Given request
Transcribe the material from its first line onward, ending with the line that contains "3.43, 4.12, 4.87, 5.66, 6.49, 7.36, 8.27, 9.20, 10.13, 11.07]" and adding nothing beyond it.

Material

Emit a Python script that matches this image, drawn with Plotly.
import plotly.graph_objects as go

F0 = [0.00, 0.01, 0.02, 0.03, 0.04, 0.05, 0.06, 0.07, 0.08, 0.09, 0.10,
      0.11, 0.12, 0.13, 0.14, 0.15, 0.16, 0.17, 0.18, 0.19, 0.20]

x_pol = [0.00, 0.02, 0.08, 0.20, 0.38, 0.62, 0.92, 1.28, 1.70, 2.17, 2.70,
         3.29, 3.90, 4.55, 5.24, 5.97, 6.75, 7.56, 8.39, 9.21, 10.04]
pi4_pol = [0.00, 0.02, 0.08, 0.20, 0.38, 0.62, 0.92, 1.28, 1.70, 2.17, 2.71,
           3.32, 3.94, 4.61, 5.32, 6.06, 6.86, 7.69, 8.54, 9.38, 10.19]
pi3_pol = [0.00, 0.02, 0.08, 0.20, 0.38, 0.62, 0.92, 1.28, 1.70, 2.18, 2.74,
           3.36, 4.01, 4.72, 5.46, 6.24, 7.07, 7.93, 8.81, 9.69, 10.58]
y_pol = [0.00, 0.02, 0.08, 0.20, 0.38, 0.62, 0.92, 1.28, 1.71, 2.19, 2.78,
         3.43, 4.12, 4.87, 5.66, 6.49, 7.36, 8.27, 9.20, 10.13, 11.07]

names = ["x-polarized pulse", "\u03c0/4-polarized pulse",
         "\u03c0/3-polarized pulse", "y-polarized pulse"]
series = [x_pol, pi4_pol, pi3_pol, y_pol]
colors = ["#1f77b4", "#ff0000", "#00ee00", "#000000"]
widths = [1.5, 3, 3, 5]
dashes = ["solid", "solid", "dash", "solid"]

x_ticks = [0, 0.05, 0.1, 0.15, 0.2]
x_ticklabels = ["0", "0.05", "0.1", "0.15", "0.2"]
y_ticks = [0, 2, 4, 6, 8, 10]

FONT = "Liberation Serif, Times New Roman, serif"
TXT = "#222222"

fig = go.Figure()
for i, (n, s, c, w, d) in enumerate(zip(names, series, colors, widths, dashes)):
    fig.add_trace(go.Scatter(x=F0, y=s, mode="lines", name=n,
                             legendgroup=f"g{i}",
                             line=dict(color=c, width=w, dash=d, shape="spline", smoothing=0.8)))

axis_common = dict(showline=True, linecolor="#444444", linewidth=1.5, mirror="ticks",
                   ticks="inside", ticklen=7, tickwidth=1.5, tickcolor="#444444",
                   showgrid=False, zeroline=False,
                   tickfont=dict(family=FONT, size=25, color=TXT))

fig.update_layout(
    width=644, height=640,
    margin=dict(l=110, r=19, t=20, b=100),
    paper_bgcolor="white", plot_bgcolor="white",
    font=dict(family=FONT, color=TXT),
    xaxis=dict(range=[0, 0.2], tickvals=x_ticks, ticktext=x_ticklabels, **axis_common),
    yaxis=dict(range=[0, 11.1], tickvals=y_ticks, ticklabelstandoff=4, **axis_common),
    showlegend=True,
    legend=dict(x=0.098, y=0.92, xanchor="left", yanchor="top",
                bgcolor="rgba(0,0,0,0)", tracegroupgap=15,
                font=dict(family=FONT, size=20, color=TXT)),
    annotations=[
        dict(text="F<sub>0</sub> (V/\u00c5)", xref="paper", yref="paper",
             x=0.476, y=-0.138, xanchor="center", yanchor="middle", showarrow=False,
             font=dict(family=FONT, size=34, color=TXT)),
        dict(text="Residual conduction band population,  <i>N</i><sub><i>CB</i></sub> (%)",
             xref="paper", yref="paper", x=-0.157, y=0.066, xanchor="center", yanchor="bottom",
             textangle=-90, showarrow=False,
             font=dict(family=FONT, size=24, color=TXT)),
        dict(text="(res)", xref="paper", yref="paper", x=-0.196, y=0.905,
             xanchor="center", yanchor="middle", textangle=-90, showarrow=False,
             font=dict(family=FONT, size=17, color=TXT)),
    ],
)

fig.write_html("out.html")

Written answer
Emit a Python script that matches this image, drawn with Plotly.
import plotly.graph_objects as go

F0 = [0.00, 0.01, 0.02, 0.03, 0.04, 0.05, 0.06, 0.07, 0.08, 0.09, 0.10,
      0.11, 0.12, 0.13, 0.14, 0.15, 0.16, 0.17, 0.18, 0.19, 0.20]

x_pol = [0.00, 0.02, 0.08, 0.20, 0.38, 0.62, 0.92, 1.28, 1.70, 2.17, 2.70,
         3.29, 3.90, 4.55, 5.24, 5.97, 6.75, 7.56, 8.39, 9.21, 10.04]
pi4_pol = [0.00, 0.02, 0.08, 0.20, 0.38, 0.62, 0.92, 1.28, 1.70, 2.17, 2.71,
           3.32, 3.94, 4.61, 5.32, 6.06, 6.86, 7.69, 8.54, 9.38, 10.19]
pi3_pol = [0.00, 0.02, 0.08, 0.20, 0.38, 0.62, 0.92, 1.28, 1.70, 2.18, 2.74,
           3.36, 4.01, 4.72, 5.46, 6.24, 7.07, 7.93, 8.81, 9.69, 10.58]
y_pol = [0.00, 0.02, 0.08, 0.20, 0.38, 0.62, 0.92, 1.28, 1.71, 2.19, 2.78,
         3.43, 4.12, 4.87, 5.66, 6.49, 7.36, 8.27, 9.20, 10.13, 11.07]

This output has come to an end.